Requirement
Copy every line of the data exactly, leaving nothing out.

Dataset section
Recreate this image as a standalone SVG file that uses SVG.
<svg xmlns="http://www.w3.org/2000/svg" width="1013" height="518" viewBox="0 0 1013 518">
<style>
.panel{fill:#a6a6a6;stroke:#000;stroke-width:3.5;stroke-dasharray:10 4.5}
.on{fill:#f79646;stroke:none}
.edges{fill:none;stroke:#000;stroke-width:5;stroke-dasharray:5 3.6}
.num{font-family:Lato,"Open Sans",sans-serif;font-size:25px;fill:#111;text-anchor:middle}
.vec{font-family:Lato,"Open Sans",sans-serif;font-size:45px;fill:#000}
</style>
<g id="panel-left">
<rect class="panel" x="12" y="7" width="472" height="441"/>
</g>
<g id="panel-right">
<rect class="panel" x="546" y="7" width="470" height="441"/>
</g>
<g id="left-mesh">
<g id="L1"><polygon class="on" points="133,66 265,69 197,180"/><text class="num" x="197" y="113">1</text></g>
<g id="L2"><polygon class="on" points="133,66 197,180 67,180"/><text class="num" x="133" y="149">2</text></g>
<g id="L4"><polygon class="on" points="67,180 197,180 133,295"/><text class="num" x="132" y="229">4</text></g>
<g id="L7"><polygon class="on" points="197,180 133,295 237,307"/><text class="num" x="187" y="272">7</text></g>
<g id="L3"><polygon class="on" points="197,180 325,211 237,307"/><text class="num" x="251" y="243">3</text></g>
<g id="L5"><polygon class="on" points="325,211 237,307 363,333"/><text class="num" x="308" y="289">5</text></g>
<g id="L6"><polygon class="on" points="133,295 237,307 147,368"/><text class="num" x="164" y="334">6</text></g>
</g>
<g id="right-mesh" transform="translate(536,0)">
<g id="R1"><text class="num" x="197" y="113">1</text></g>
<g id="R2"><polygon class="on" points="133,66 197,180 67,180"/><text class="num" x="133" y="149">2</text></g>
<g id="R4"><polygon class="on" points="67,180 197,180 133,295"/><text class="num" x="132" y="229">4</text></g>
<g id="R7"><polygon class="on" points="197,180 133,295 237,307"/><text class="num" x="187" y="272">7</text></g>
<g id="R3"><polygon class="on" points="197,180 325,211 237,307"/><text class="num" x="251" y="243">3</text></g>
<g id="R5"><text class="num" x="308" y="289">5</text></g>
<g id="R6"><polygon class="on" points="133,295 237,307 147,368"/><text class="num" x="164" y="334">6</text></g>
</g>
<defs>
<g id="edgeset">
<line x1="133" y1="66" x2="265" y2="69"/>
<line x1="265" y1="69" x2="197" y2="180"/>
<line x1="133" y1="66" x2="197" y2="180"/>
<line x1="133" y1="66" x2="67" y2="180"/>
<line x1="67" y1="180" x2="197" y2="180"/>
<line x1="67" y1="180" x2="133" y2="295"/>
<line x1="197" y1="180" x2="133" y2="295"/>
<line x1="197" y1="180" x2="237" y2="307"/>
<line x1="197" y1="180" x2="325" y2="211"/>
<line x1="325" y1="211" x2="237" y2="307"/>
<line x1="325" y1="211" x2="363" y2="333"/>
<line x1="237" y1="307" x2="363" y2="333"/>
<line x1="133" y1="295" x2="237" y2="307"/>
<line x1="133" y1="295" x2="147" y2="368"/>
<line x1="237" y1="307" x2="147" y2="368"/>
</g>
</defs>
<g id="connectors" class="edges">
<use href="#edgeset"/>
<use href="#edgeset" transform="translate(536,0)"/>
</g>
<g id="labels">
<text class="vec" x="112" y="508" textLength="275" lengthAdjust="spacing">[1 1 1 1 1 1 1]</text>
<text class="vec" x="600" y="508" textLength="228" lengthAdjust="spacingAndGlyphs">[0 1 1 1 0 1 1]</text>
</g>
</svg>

Complete output
Recreate this image as a standalone SVG file that uses SVG.
<svg xmlns="http://www.w3.org/2000/svg" width="1013" height="518" viewBox="0 0 1013 518">
<style>
.panel{fill:#a6a6a6;stroke:#000;stroke-width:3.5;stroke-dasharray:10 4.5}
.on{fill:#f79646;stroke:none}
.edges{fill:none;stroke:#000;stroke-width:5;stroke-dasharray:5 3.6}
.num{font-family:Lato,"Open Sans",sans-serif;font-size:25px;fill:#111;text-anchor:middle}
.vec{font-family:Lato,"Open Sans",sans-serif;font-size:45px;fill:#000}
</style>
<g id="panel-left">
<rect class="panel" x="12" y="7" width="472" height="441"/>
</g>
<g id="panel-right">
<rect class="panel" x="546" y="7" width="470" height="441"/>
</g>
<g id="left-mesh">
<g id="L1"><polygon class="on" points="133,66 265,69 197,180"/><text class="num" x="197" y="113">1</text></g>
<g id="L2"><polygon class="on" points="133,66 197,180 67,180"/><text class="num" x="133" y="149">2</text></g>
<g id="L4"><polygon class="on" points="67,180 197,180 133,295"/><text class="num" x="132" y="229">4</text></g>
<g id="L7"><polygon class="on" points="197,180 133,295 237,307"/><text class="num" x="187" y="272">7</text></g>
<g id="L3"><polygon class="on" points="197,180 325,211 237,307"/><text class="num" x="251" y="243">3</text></g>
<g id="L5"><polygon class="on" points="325,211 237,307 363,333"/><text class="num" x="308" y="289">5</text></g>
<g id="L6"><polygon class="on" points="133,295 237,307 147,368"/><text class="num" x="164" y="334">6</text></g>
</g>
<g id="right-mesh" transform="translate(536,0)">
<g id="R1"><text class="num" x="197" y="113">1</text></g>
<g id="R2"><polygon class="on" points="133,66 197,180 67,180"/><text class="num" x="133" y="149">2</text></g>
<g id="R4"><polygon class="on" points="67,180 197,180 133,295"/><text class="num" x="132" y="229">4</text></g>
<g id="R7"><polygon class="on" points="197,180 133,295 237,307"/><text class="num" x="187" y="272">7</text></g>
<g id="R3"><polygon class="on" points="197,180 325,211 237,307"/><text class="num" x="251" y="243">3</text></g>
<g id="R5"><text class="num" x="308" y="289">5</text></g>
<g id="R6"><polygon class="on" points="133,295 237,307 147,368"/><text class="num" x="164" y="334">6</text></g>
</g>
<defs>
<g id="edgeset">
<line x1="133" y1="66" x2="265" y2="69"/>
<line x1="265" y1="69" x2="197" y2="180"/>
<line x1="133" y1="66" x2="197" y2="180"/>
<line x1="133" y1="66" x2="67" y2="180"/>
<line x1="67" y1="180" x2="197" y2="180"/>
<line x1="67" y1="180" x2="133" y2="295"/>
<line x1="197" y1="180" x2="133" y2="295"/>
<line x1="197" y1="180" x2="237" y2="307"/>
<line x1="197" y1="180" x2="325" y2="211"/>
<line x1="325" y1="211" x2="237" y2="307"/>
<line x1="325" y1="211" x2="363" y2="333"/>
<line x1="237" y1="307" x2="363" y2="333"/>
<line x1="133" y1="295" x2="237" y2="307"/>
<line x1="133" y1="295" x2="147" y2="368"/>
<line x1="237" y1="307" x2="147" y2="368"/>
</g>
</defs>
<g id="connectors" class="edges">
<use href="#edgeset"/>
<use href="#edgeset" transform="translate(536,0)"/>
</g>
<g id="labels">
<text class="vec" x="112" y="508" textLength="275" lengthAdjust="spacing">[1 1 1 1 1 1 1]</text>
<text class="vec" x="600" y="508" textLength="228" lengthAdjust="spacingAndGlyphs">[0 1 1 1 0 1 1]</text>
</g>
</svg>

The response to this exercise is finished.